Code that draws figures
:::
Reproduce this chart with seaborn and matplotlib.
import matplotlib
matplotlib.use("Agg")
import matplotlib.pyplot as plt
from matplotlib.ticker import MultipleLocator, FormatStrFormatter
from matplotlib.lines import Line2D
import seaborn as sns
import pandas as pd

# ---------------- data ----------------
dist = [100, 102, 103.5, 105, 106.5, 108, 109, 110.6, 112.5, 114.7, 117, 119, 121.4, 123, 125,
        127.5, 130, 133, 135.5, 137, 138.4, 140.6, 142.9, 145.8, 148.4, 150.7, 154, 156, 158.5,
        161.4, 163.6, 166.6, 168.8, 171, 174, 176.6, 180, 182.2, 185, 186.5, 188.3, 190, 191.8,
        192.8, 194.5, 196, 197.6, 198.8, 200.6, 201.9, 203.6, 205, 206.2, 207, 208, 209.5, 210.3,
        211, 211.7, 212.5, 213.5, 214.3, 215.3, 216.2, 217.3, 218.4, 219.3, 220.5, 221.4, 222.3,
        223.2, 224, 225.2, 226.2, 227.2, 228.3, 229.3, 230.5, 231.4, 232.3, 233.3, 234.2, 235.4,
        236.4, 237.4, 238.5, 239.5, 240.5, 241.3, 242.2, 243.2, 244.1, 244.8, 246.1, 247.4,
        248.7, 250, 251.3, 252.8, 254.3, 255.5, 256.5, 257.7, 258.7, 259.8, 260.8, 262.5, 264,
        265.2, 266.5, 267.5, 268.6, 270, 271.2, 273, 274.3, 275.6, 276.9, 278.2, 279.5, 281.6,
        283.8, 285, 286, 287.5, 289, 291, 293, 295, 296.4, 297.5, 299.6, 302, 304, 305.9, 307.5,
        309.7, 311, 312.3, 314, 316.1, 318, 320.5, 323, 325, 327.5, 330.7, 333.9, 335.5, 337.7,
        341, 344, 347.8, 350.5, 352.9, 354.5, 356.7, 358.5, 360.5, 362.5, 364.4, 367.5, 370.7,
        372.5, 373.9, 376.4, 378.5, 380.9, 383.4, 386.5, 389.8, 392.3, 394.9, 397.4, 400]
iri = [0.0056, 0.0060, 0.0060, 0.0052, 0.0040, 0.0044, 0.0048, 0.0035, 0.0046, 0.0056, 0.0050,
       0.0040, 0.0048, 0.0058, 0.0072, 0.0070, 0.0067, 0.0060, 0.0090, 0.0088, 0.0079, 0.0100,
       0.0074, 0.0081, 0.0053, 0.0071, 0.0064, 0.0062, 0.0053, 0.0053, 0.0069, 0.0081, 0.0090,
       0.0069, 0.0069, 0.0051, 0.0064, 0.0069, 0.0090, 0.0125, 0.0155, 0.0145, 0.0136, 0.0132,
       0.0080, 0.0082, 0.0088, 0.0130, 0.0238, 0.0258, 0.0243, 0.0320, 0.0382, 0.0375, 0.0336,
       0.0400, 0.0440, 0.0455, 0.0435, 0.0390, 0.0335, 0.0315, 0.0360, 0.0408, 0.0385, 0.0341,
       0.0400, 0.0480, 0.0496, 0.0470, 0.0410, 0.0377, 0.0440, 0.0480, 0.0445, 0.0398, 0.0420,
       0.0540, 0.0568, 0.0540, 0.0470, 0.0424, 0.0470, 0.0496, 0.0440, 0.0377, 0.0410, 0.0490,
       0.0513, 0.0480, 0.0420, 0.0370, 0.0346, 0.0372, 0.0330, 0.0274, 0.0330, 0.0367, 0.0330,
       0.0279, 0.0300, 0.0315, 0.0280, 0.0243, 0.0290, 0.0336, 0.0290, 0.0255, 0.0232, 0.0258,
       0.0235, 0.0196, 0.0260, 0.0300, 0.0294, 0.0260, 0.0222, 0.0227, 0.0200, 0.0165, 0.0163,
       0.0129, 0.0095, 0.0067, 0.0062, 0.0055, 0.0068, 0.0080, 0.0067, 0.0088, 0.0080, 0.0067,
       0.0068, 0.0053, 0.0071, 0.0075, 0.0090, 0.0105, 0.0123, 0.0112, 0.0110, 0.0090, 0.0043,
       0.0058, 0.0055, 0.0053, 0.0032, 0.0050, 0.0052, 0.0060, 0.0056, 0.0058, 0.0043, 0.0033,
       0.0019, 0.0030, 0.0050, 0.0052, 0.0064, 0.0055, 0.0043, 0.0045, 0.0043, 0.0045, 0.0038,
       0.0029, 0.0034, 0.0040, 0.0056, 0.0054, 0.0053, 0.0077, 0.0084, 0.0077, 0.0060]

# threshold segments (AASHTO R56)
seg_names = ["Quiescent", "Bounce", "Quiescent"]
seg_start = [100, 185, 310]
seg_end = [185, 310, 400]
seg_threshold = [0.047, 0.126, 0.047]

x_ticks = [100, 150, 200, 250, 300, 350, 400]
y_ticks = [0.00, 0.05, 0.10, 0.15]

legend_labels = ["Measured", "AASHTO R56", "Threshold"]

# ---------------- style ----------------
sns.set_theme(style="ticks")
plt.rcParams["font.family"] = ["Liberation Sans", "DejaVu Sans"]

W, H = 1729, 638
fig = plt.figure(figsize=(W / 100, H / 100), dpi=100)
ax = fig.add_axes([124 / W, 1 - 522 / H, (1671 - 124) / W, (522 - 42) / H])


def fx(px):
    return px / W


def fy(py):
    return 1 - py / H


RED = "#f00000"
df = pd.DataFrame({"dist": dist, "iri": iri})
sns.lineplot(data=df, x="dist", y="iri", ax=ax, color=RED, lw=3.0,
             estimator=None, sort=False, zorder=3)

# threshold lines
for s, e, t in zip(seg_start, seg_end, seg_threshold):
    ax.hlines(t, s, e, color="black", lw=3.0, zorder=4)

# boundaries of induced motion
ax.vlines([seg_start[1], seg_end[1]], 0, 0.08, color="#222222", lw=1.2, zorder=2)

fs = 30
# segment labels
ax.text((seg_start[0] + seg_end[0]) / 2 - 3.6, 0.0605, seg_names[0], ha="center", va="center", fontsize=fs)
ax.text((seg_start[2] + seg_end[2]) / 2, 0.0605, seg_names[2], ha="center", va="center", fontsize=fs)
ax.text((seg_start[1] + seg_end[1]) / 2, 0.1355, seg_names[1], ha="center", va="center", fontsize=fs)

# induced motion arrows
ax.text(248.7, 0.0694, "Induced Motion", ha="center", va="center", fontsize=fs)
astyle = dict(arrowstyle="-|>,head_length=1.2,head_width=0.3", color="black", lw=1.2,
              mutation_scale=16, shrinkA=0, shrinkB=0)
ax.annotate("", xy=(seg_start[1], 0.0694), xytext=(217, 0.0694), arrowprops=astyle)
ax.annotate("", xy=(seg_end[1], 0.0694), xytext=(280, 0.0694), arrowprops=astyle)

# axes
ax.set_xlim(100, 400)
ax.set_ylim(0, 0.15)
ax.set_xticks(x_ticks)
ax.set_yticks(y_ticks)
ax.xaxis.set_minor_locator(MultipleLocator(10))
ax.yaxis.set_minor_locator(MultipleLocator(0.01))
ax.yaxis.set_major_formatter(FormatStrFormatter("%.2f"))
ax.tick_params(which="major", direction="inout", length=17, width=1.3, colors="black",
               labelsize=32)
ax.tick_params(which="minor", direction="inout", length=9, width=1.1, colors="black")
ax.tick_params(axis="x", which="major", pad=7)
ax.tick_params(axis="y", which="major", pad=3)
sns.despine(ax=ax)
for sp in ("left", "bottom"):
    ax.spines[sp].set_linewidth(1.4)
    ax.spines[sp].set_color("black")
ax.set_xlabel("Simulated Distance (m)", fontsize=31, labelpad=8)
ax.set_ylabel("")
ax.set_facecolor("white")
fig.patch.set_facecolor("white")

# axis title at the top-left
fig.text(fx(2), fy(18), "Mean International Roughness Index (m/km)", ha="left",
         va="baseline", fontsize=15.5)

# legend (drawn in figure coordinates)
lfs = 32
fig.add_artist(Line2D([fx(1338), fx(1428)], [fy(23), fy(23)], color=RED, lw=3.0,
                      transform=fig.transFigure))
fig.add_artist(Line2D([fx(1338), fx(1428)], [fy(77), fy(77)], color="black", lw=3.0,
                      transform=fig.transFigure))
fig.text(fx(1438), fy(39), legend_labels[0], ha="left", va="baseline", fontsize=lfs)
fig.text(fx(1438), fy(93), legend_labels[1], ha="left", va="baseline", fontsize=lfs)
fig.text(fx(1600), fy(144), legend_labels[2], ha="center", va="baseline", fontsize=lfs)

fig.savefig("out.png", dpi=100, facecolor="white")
:::
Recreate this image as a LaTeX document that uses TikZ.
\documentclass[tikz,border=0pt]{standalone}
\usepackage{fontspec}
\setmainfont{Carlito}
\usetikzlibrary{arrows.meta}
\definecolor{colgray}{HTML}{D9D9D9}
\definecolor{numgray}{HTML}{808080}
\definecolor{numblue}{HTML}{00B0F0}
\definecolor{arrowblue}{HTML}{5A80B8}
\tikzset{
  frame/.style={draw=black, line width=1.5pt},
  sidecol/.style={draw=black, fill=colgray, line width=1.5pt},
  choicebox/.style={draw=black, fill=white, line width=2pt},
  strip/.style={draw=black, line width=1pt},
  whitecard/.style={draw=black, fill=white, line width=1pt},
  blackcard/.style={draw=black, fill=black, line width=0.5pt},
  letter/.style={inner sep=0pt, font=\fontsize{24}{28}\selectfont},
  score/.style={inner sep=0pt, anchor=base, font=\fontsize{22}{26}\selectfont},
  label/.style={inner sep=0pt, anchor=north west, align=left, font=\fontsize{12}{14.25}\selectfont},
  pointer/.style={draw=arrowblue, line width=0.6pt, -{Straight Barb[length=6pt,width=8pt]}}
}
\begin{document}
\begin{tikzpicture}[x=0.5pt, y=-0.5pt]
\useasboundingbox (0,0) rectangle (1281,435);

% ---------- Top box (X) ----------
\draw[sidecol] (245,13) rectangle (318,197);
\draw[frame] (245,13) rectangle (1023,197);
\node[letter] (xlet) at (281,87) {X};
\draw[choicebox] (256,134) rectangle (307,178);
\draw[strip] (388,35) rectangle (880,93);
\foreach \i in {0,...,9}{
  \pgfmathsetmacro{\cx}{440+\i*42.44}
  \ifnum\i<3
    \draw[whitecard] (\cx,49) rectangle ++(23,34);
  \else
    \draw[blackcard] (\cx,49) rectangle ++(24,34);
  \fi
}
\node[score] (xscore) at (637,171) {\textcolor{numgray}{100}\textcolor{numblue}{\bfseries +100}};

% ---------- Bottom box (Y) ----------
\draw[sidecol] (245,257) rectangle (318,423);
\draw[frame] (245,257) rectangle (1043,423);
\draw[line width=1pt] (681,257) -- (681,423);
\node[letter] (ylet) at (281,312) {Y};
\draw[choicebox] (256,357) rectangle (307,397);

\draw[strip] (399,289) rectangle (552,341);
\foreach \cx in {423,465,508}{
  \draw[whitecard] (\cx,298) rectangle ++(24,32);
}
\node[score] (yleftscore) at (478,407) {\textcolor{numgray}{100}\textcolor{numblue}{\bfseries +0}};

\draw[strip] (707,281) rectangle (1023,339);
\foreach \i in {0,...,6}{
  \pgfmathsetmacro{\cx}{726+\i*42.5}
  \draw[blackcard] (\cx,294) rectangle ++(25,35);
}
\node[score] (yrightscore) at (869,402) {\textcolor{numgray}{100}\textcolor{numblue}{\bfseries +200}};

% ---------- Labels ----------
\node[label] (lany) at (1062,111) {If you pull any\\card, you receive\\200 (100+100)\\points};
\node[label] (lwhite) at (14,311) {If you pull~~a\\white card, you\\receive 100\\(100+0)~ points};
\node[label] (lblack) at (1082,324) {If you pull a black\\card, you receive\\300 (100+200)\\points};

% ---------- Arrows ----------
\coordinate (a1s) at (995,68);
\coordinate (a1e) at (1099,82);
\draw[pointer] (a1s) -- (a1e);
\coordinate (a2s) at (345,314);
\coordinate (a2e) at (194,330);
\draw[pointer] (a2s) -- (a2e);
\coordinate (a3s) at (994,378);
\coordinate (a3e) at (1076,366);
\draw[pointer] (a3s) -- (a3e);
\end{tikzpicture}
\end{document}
:::
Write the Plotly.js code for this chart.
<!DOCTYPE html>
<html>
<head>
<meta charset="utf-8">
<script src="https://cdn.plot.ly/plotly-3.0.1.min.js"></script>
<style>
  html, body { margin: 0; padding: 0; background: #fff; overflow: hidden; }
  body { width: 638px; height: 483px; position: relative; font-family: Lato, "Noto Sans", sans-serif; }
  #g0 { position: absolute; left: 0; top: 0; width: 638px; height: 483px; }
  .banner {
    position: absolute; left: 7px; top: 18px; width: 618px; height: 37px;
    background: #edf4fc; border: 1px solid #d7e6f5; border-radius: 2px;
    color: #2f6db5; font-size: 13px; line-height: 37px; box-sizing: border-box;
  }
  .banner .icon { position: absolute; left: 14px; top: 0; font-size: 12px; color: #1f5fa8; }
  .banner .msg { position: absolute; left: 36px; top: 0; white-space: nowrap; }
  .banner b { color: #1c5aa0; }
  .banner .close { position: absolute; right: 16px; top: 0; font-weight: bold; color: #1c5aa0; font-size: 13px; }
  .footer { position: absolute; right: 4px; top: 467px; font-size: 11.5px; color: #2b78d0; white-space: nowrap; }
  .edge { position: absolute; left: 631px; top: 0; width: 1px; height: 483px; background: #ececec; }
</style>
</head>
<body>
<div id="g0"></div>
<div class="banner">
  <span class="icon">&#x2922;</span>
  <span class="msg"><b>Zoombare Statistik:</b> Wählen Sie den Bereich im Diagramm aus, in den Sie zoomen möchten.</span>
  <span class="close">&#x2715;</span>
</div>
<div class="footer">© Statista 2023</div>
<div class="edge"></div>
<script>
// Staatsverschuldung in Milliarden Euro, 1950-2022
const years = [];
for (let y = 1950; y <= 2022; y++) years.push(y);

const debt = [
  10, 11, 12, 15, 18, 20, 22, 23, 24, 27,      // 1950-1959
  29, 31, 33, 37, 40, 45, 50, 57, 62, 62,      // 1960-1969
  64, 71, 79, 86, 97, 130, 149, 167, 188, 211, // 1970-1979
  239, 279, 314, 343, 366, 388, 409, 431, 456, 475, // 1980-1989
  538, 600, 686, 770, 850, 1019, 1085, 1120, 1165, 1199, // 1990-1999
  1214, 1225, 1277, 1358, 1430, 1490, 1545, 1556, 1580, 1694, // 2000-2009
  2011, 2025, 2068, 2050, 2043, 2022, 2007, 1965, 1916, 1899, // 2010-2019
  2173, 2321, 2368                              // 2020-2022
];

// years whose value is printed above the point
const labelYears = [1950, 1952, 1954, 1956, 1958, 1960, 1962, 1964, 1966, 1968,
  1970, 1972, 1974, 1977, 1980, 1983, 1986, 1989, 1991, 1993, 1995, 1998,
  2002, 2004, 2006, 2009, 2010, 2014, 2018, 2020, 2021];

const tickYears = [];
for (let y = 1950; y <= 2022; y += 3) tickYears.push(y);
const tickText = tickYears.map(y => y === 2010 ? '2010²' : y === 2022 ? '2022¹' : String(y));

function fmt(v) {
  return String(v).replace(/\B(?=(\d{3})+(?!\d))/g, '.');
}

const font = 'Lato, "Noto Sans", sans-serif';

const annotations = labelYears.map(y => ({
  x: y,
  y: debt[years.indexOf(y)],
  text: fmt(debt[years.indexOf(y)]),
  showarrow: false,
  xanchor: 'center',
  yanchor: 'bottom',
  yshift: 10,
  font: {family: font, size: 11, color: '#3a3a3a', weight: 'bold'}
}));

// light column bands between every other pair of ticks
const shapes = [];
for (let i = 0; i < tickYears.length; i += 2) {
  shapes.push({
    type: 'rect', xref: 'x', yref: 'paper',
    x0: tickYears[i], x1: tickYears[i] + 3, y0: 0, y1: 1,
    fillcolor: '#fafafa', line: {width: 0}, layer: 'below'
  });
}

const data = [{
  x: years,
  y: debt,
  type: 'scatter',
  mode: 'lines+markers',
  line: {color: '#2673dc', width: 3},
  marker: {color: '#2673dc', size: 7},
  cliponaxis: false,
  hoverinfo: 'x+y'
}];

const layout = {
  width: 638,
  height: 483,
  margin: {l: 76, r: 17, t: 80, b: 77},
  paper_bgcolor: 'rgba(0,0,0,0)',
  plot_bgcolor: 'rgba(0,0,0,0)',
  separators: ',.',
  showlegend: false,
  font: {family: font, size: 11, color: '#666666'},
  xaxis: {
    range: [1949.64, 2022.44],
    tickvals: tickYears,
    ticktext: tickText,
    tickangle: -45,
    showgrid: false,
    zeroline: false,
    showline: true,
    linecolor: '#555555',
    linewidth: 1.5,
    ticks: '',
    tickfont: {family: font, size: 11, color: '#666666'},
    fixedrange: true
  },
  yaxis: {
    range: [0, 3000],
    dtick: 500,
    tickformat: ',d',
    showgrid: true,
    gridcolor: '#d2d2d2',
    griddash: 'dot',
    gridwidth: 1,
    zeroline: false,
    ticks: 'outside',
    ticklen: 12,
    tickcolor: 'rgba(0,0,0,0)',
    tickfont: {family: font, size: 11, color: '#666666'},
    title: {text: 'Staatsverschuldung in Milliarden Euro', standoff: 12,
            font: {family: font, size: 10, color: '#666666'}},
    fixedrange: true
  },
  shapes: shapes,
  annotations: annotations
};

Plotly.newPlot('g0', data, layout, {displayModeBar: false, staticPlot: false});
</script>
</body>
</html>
:::
Return exactly the lines above from the line that has "Reproduce this chart" through the line that has "import pandas as pd", inclusive, and nothing else.

Result of the task:
Reproduce this chart with seaborn and matplotlib.
import matplotlib
matplotlib.use("Agg")
import matplotlib.pyplot as plt
from matplotlib.ticker import MultipleLocator, FormatStrFormatter
from matplotlib.lines import Line2D
import seaborn as sns
import pandas as pd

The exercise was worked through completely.